So the weekend rushed by, blown by heavy winds and the kind of screwed-up weather that's come to define this winter in Florida. There was barely time to make fun of anything, hardly at all.

FRIDAY, JAN. 23

Airplane Lord of the Rings-ring-and-heated-welcome-mat-and-fake-rock-to-hide-your-key-in catalog SkyMall filed for bankruptcy. Finally. 

Those of you who hope to one day see a Florida panther in the wild (as opposed to those of you who just secretly yearn to run over the last remaining one) are no closer to achieving your goal — while births are up, deaths are up too, making everything kind of a wash. Also, seriously, who the fuck is running over 250-pound wild cats?

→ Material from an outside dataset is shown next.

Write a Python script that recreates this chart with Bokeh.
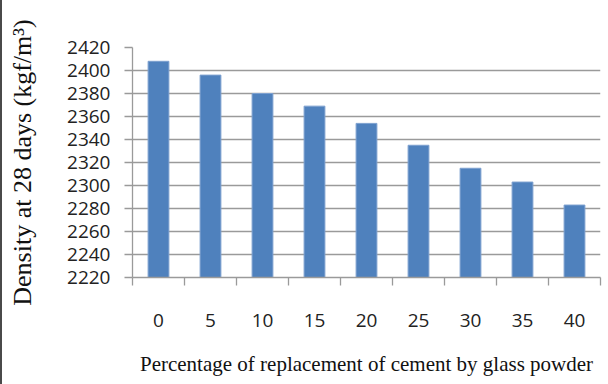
from bokeh.plotting import figure
from bokeh.models import FixedTicker, Range1d, ColumnDataSource
from bokeh.embed import file_html
from bokeh.resources import INLINE

# Glass powder replacement (%) and 28-day density (kgf/m3)
replacement = ["0", "5", "10", "15", "20", "25", "30", "35", "40"]
density = [2408, 2396, 2380, 2369, 2354, 2335, 2315, 2303, 2283]
y_ticks = list(range(2220, 2421, 20))
y_min, y_max = 2220, 2420

n = len(replacement)
centers = [i + 0.5 for i in range(n)]
source = ColumnDataSource(dict(x=centers, top=density, cat=replacement))

p = figure(width=606, height=384, output_backend="svg", toolbar_location=None,
           x_range=Range1d(0, n), y_range=Range1d(y_min, y_max),
           min_border_left=130, min_border_right=8, min_border_top=47,
           min_border_bottom=107)
p.styles = {"border-left": "2px solid #4a4a4a"}
p.background_fill_color = "white"
p.border_fill_color = "white"
p.outline_line_color = None

p.vbar(x="x", top="top", bottom=y_min, width=0.4, source=source,
       fill_color="#4f81bd", line_color="#7da0cf", line_width=1)

grid_color = "#9a9a9a"
p.xgrid.grid_line_color = None
p.ygrid.grid_line_color = grid_color
p.ygrid.grid_line_width = 1.3

# x axis: labels at bar centres, tick marks between categories
p.xaxis.ticker = FixedTicker(ticks=centers, minor_ticks=list(range(n + 1)))
p.xaxis.major_label_overrides = {c: lab for c, lab in zip(centers, replacement)}
p.xaxis.major_tick_out = 0
p.xaxis.major_tick_in = 0
p.xaxis.minor_tick_out = 8
p.xaxis.minor_tick_in = 0
p.xaxis.minor_tick_line_color = grid_color
p.xaxis.minor_tick_line_width = 1.3
p.xaxis.major_label_standoff = 28
p.xaxis.axis_label = "Percentage of replacement of cement by glass powder"
p.xaxis.axis_label_standoff = 22
p.xaxis.axis_label_text_font_size = "21px"

p.yaxis.ticker = FixedTicker(ticks=y_ticks)
p.yaxis.major_tick_out = 8
p.yaxis.major_tick_in = 0
p.yaxis.minor_tick_line_color = None
p.yaxis.major_tick_line_color = grid_color
p.yaxis.major_tick_line_width = 1.3
p.yaxis.major_label_standoff = 14
p.yaxis.axis_label = "Density at 28 days (kgf/m³)"
p.yaxis.axis_label_standoff = 27
p.yaxis.axis_label_text_font_size = "26px"

for ax in (p.xaxis, p.yaxis):
    ax.axis_line_color = grid_color
    ax.axis_line_width = 1.3
    ax.major_label_text_font = "Open Sans"
    ax.major_label_text_font_size = "19px"
    ax.major_label_text_color = "#222222"
    ax.axis_label_text_font = "Liberation Serif"
    ax.axis_label_text_font_style = "normal"
    ax.axis_label_text_color = "#111111"

open("out.html", "w").write(file_html(p, INLINE))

Their sexting has gotten a bit verbose, methinks.

SATURDAY, JAN. 24

St. Pete mayor Rick Kriseman announces during his state of the city address that he's struck a deal with Pinellas County to build a new police station. Yup. That's right. There's a scandal about arts funding, folks trying to keep the Rays in town, and the first thing he can think of is, let's keep cops on everybody's mind, shall we?

Atlanta's Hartsfield-Jackson Airport was disrupted after reports of bomb threats, which turned out to be false. Who the hell is gonna bomb the Atlanta airport? ANYBODY WHO'S FLOWN DELTA OR SOUTHWESTERN, THAT'S WHO. 

SUNDAY, JAN 25

And finally, my favorite headline of the entire weekend has simply got to be "Man arrested after setting fire to building." Well, of course he was.